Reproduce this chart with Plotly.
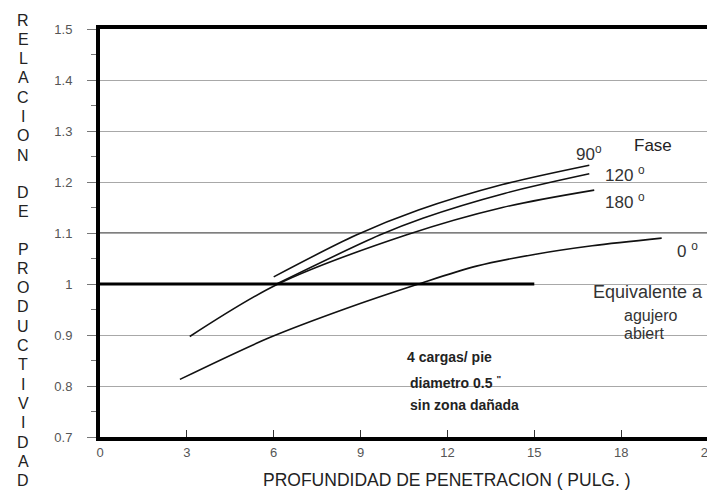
import plotly.graph_objects as go

# ---------------- data ----------------
x_ticks = [0, 3, 6, 9, 12, 15, 18, 21]
x_labels = ["0", "3", "6", "9", "12", "15", "18", "21"]
y_ticks = [0.7, 0.8, 0.9, 1.0, 1.1, 1.2, 1.3, 1.4, 1.5]
y_labels = ["0.7", "0.8", "0.9", "1", "1.1", "1.2", "1.3", "1.4", "1.5"]

x_90 = [6.0, 8.85, 11.0, 13.9, 16.9]
y_90 = [1.014, 1.096, 1.145, 1.195, 1.233]

x_120 = [6.1, 9.66, 11.15, 14.0, 16.9]
y_120 = [1.0, 1.096, 1.129, 1.178, 1.216]

x_180 = [3.1, 6.15, 10.57, 13.9, 17.07]
y_180 = [0.897, 1.0, 1.096, 1.150, 1.184]

x_0 = [2.76, 5.86, 8.5, 11.0, 13.0, 15.0, 17.0, 19.4]
y_0 = [0.813, 0.895, 0.952, 1.0, 1.035, 1.058, 1.075, 1.09]

x_open = [0, 15]
y_open = [1.0, 1.0]

ref_line = 1.1

ytitle_letters = list("RELACION") + [""] + list("DE") + [""] + list("PRODUCTIVIDAD")

FONT = "Liberation Sans, Arial, sans-serif"

# page has an 8px body margin; figure is sized so the plot area lands at
# page pixels x 100..708, y 29..437
BODY = 8
PL, PR, PT, PB = 100, 708, 29, 437
FIG_W, FIG_H = 715 - BODY, 503 - BODY

fig = go.Figure()

line_style = dict(color="#111111", width=1.6, shape="spline", smoothing=0.9)
for xs, ys, nm in [(x_90, y_90, "90°"), (x_120, y_120, "120°"),
                   (x_180, y_180, "180°"), (x_0, y_0, "0°")]:
    fig.add_trace(go.Scatter(x=xs, y=ys, mode="lines", line=line_style,
                             name=nm, showlegend=False, hoverinfo="skip"))

fig.add_trace(go.Scatter(x=x_open, y=y_open, mode="lines",
                         line=dict(color="black", width=3),
                         showlegend=False, hoverinfo="skip"))

fig.add_hline(y=ref_line, line=dict(color="black", width=1.2), layer="below")

# ---------------- annotations ----------------
def ann(x, y, text, size=17, color="#333333", xanchor="center", **kw):
    fig.add_annotation(x=x, y=y, xref="x", yref="y", text=text, showarrow=False,
                       font=dict(family=FONT, size=size, color=color),
                       xanchor=xanchor, yanchor="middle", **kw)

ann(16.9, 1.257, "90<sup>o</sup>")
ann(19.1, 1.272, "Fase", color="#222222")
ann(18.15, 1.215, "120 <sup>o</sup>")
ann(18.15, 1.163, "180 <sup>o</sup>")
ann(20.3, 1.066, "0 <sup>o</sup>")
ann(16.95, 0.984, "Equivalente a", size=18, xanchor="left")
ann(19.0, 0.938, "agujero", size=16)
ann(18.8, 0.902, "abiert", size=16)
ann(10.55, 0.856, "<b>4 cargas/ pie</b>", size=14, color="#222222", xanchor="left")
ann(10.65, 0.808, "<b>diametro 0.5 <sup>\"</sup></b>", size=14, color="#222222", xanchor="left")
ann(10.65, 0.763, "<b>sin zona dañada</b>", size=14, color="#222222", xanchor="left")

def px_to_paper(px, py):
    return (px - PL) / (PR - PL), (PB - py) / (PB - PT)

# x-axis title (offset to the right as in the reference)
tx, ty = px_to_paper(447, 480)
fig.add_annotation(x=tx, y=ty, xref="paper", yref="paper",
                   text="PROFUNDIDAD DE PENETRACION ( PULG. )", showarrow=False,
                   font=dict(family=FONT, size=17.5, color="#222222"),
                   xanchor="center", yanchor="middle")

# stacked y-axis title letters
p = 20
for ch in ytitle_letters:
    if ch != "":
        lx, ly = px_to_paper(23, p)
        fig.add_annotation(x=lx, y=ly, xref="paper", yref="paper", text=ch,
                           showarrow=False,
                           font=dict(family=FONT, size=16, color="#222222"),
                           xanchor="center", yanchor="middle")
    p += 19.3 if ch != "" else 18

fig.update_xaxes(range=[0, 21], tickvals=x_ticks, ticktext=x_labels,
                 showgrid=False, zeroline=False, automargin=False,
                 ticklabeloverflow="allow",
                 showline=True, mirror=True, linewidth=4, linecolor="black",
                 ticks="inside", ticklen=7, tickwidth=1, tickcolor="#333333",
                 tickfont=dict(family=FONT, size=13, color="#555555"))
fig.update_yaxes(range=[0.7, 1.5], tickvals=y_ticks, ticktext=y_labels,
                 showgrid=True, gridcolor="#a8a8a8", gridwidth=1, zeroline=False,
                 automargin=False, ticklabeloverflow="allow",
                 showline=True, mirror=True, linewidth=4, linecolor="black",
                 ticks="outside", ticklen=9, tickwidth=1, tickcolor="#777777",
                 minor=dict(dtick=0.05, ticks="outside", ticklen=5, tickcolor="#777777",
                            showgrid=False),
                 ticklabelstandoff=12,
                 tickfont=dict(family=FONT, size=13, color="#555555"))

fig.update_layout(width=FIG_W, height=FIG_H, autosize=False,
                  margin=dict(l=PL - BODY, r=715 - PR, t=PT - BODY, b=FIG_H - (PB - BODY)),
                  paper_bgcolor="white", plot_bgcolor="white",
                  showlegend=False)

fig.write_html("out.html")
******************************
## Short task:
Without the pictures, please reproduce each line of the listing above exactly, from the first one through the line bearing "y_90 = [1.014, 1.096, 1.145, 1.195, 1.233]".

## Full output:
Reproduce this chart with Plotly.
import plotly.graph_objects as go

# ---------------- data ----------------
x_ticks = [0, 3, 6, 9, 12, 15, 18, 21]
x_labels = ["0", "3", "6", "9", "12", "15", "18", "21"]
y_ticks = [0.7, 0.8, 0.9, 1.0, 1.1, 1.2, 1.3, 1.4, 1.5]
y_labels = ["0.7", "0.8", "0.9", "1", "1.1", "1.2", "1.3", "1.4", "1.5"]

x_90 = [6.0, 8.85, 11.0, 13.9, 16.9]
y_90 = [1.014, 1.096, 1.145, 1.195, 1.233]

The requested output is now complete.